Supplied information ::
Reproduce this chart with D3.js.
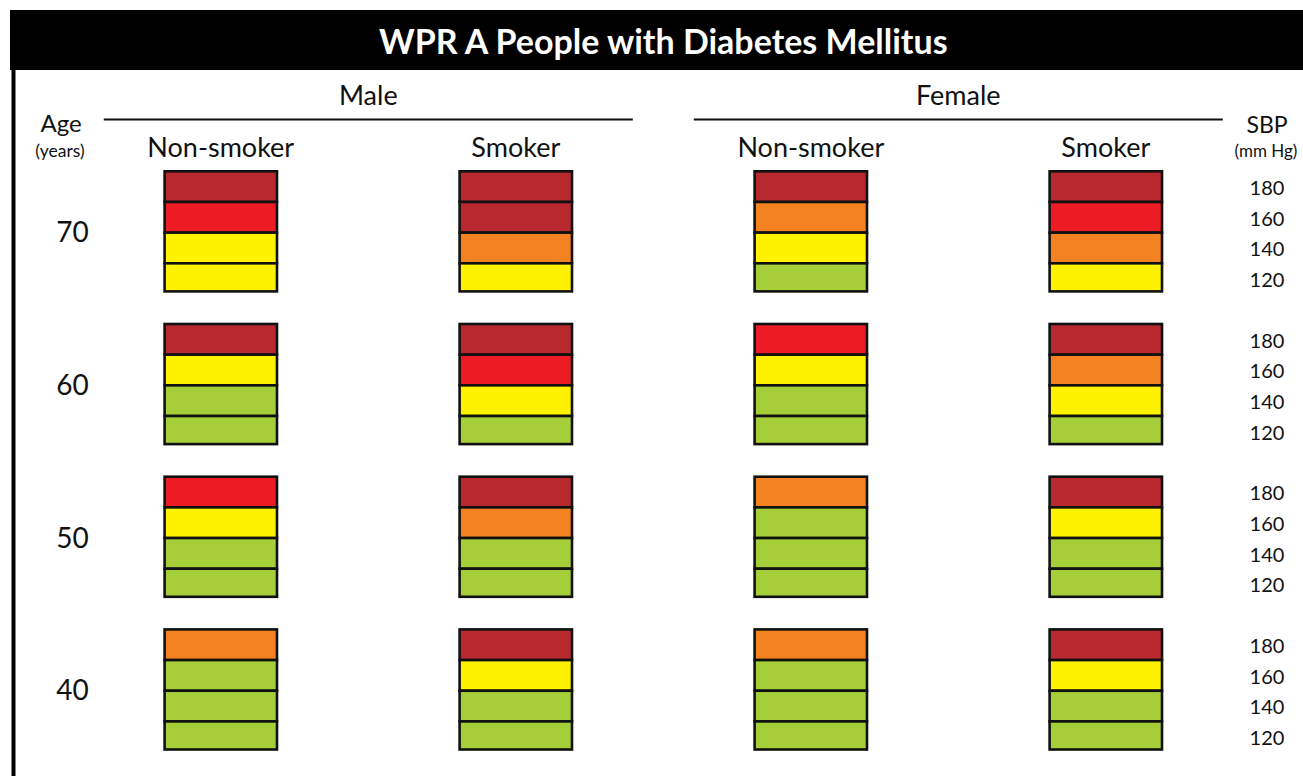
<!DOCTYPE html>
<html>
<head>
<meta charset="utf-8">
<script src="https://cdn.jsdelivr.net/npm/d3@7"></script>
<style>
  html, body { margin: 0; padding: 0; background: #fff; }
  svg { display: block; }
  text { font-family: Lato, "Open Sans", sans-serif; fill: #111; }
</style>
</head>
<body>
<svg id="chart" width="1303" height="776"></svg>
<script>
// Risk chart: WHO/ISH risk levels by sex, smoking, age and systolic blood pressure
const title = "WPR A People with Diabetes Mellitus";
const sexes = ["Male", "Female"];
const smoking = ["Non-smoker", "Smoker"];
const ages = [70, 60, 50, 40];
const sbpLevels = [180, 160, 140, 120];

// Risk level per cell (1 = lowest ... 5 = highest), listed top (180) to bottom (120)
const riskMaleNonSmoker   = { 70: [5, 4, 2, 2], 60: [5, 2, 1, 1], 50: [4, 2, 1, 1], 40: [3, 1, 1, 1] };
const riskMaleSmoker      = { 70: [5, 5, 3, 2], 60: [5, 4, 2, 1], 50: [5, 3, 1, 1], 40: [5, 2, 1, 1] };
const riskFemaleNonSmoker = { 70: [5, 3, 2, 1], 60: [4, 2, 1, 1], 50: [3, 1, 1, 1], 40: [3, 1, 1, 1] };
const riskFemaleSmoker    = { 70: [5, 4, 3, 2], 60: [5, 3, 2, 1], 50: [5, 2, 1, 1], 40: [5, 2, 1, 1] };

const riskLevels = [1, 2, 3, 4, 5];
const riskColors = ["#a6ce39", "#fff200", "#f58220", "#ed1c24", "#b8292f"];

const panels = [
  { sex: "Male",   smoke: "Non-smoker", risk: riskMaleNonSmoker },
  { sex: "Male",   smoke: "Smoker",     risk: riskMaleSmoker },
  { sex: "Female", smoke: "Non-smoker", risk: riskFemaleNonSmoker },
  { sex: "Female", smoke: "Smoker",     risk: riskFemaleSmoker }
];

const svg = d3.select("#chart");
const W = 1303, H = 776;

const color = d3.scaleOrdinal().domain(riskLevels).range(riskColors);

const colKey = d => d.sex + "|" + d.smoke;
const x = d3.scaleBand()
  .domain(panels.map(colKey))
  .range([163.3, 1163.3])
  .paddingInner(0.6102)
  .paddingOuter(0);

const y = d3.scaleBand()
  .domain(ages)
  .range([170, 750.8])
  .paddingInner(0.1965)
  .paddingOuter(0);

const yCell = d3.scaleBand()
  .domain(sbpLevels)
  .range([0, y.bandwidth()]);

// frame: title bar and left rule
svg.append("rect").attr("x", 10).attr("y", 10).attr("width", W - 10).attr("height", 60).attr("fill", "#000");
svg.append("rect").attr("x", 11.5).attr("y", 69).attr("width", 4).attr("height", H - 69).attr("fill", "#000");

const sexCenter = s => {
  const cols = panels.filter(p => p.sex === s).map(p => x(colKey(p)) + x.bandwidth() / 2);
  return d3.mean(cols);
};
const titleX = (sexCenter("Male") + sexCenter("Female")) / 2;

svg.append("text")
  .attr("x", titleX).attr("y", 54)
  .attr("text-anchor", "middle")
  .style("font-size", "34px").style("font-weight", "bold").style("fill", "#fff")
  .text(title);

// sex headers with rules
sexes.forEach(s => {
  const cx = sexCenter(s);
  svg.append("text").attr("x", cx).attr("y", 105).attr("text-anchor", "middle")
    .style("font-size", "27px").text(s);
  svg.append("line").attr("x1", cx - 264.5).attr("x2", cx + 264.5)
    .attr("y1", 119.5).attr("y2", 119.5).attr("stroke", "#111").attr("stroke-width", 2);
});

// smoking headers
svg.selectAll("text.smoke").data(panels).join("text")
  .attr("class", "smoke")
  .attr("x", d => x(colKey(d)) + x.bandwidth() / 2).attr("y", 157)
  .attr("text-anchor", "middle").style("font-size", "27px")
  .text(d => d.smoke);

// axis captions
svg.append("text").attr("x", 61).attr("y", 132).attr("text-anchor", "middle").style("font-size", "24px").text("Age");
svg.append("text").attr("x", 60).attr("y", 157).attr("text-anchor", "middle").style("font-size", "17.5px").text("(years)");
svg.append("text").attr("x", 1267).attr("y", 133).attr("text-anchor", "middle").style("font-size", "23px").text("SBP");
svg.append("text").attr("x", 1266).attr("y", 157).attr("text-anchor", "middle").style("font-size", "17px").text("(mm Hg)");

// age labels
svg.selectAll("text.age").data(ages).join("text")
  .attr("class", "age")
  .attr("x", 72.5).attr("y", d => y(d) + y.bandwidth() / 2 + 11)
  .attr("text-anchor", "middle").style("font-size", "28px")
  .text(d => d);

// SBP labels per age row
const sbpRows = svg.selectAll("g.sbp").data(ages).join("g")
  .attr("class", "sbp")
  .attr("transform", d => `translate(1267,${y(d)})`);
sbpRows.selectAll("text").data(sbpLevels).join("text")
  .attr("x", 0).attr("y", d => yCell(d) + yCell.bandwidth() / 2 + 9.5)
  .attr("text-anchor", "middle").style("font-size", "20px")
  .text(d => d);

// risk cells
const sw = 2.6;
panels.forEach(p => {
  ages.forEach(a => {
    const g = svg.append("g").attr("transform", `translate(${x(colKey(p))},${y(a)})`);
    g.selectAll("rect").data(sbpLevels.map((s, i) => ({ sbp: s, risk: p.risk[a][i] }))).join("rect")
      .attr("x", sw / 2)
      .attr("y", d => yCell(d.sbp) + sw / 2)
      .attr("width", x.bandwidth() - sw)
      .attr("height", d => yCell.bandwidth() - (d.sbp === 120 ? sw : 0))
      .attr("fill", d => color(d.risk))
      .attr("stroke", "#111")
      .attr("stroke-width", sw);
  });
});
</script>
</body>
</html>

Problem details :: Up to and including the line with "const sbpLevels = [180, 160, 140, 120];", copy the data above from its first line. Skip pictures.

Completed task ::
Reproduce this chart with D3.js.
<!DOCTYPE html>
<html>
<head>
<meta charset="utf-8">
<script src="https://cdn.jsdelivr.net/npm/d3@7"></script>
<style>
  html, body { margin: 0; padding: 0; background: #fff; }
  svg { display: block; }
  text { font-family: Lato, "Open Sans", sans-serif; fill: #111; }
</style>
</head>
<body>
<svg id="chart" width="1303" height="776"></svg>
<script>
// Risk chart: WHO/ISH risk levels by sex, smoking, age and systolic blood pressure
const title = "WPR A People with Diabetes Mellitus";
const sexes = ["Male", "Female"];
const smoking = ["Non-smoker", "Smoker"];
const ages = [70, 60, 50, 40];
const sbpLevels = [180, 160, 140, 120];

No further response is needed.